▶ _YOUR OBJECTIVE_
Restate the opening lines of the material below word for word, stopping after the line that contains "import numpy as np".

▶ _ENTRIES_
** begin **

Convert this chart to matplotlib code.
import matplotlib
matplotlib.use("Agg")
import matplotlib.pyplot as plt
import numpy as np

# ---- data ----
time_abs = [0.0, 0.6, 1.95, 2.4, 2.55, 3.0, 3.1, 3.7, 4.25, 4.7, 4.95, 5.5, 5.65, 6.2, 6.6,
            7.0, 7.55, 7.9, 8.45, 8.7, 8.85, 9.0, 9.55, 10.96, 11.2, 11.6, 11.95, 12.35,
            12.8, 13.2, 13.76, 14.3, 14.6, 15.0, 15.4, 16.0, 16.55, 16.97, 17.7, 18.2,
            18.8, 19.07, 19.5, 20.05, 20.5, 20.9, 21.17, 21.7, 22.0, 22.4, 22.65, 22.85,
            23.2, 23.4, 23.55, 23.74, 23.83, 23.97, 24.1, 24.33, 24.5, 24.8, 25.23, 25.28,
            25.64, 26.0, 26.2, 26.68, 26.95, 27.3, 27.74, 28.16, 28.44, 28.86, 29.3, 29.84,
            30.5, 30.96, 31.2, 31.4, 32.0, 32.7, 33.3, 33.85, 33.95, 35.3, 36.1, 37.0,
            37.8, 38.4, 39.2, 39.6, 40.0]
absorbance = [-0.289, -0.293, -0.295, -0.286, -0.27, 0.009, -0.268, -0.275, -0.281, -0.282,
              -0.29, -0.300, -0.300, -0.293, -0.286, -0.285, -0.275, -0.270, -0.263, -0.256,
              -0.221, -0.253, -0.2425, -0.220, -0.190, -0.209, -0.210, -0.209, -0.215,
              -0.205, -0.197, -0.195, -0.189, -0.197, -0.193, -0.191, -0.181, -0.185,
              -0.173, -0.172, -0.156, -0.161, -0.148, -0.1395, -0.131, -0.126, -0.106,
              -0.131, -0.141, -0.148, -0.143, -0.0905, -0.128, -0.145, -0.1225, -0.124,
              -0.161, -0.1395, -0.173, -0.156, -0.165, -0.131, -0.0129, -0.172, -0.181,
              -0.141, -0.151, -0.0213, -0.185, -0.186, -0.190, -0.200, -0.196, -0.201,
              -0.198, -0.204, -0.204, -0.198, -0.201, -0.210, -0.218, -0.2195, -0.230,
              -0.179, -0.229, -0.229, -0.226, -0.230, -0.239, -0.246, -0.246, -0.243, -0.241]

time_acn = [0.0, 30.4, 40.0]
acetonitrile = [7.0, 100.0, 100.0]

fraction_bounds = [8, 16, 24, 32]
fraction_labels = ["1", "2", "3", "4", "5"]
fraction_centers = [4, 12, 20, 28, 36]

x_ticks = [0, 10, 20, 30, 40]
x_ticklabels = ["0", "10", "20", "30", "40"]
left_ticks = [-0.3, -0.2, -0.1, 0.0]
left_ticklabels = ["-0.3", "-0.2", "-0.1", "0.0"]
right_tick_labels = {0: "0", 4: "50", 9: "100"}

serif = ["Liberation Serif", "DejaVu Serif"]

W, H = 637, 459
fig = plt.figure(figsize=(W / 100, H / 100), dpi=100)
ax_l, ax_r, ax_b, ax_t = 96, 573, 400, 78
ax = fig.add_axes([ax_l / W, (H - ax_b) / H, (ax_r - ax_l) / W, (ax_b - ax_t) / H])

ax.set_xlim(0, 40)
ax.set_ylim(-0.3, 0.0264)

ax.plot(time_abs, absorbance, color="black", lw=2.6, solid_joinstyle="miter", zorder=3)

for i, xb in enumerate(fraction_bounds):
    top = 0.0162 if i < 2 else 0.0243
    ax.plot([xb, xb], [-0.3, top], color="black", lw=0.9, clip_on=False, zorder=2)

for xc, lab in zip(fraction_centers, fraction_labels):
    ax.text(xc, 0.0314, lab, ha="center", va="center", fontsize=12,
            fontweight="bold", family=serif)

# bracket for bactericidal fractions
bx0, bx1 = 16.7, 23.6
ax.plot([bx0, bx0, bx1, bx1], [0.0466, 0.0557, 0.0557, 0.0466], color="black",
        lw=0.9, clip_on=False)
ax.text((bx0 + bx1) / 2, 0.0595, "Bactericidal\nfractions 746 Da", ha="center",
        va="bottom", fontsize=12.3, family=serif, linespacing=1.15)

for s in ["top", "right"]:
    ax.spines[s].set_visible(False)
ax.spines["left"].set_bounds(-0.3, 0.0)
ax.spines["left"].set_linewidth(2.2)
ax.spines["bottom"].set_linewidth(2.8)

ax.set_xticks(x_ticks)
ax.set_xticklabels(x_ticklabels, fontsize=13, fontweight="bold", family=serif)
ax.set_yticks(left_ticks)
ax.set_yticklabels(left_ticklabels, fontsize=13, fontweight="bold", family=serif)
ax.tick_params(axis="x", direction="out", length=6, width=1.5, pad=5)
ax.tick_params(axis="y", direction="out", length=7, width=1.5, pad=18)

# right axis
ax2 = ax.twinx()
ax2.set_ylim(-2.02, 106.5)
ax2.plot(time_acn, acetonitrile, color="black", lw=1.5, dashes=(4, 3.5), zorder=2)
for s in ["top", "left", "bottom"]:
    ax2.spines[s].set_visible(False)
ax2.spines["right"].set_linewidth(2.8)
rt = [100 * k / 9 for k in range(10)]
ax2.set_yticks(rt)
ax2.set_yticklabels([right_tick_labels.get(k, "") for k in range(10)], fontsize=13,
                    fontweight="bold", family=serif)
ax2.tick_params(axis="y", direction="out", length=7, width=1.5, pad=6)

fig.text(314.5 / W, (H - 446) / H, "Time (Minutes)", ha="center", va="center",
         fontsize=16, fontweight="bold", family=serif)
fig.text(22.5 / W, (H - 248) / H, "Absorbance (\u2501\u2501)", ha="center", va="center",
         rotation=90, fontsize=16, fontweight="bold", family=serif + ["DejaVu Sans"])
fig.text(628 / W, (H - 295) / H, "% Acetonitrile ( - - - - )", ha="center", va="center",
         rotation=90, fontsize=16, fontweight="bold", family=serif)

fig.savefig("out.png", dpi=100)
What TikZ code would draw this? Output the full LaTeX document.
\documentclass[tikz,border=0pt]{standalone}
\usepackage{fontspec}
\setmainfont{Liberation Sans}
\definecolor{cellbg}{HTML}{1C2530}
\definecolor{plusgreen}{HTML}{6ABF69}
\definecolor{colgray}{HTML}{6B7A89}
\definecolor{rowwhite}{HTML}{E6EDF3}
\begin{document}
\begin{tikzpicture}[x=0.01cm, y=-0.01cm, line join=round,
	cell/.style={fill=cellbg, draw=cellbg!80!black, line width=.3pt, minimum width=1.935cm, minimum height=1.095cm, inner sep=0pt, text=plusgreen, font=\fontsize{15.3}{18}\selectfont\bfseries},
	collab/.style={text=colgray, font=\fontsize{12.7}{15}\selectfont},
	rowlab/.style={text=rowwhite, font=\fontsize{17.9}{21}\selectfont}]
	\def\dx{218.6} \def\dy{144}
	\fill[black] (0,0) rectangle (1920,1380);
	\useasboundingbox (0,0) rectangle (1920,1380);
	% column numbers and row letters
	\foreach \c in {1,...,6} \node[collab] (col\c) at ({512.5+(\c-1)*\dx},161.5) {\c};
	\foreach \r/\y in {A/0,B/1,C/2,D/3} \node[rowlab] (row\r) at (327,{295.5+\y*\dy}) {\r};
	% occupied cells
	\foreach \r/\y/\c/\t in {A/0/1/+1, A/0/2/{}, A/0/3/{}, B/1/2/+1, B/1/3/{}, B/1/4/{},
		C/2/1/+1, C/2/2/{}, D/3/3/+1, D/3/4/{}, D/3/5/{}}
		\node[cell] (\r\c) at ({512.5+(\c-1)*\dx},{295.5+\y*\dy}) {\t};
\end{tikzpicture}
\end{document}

** end **

▶ _ANSWER TO THE TASK_
Convert this chart to matplotlib code.
import matplotlib
matplotlib.use("Agg")
import matplotlib.pyplot as plt
import numpy as np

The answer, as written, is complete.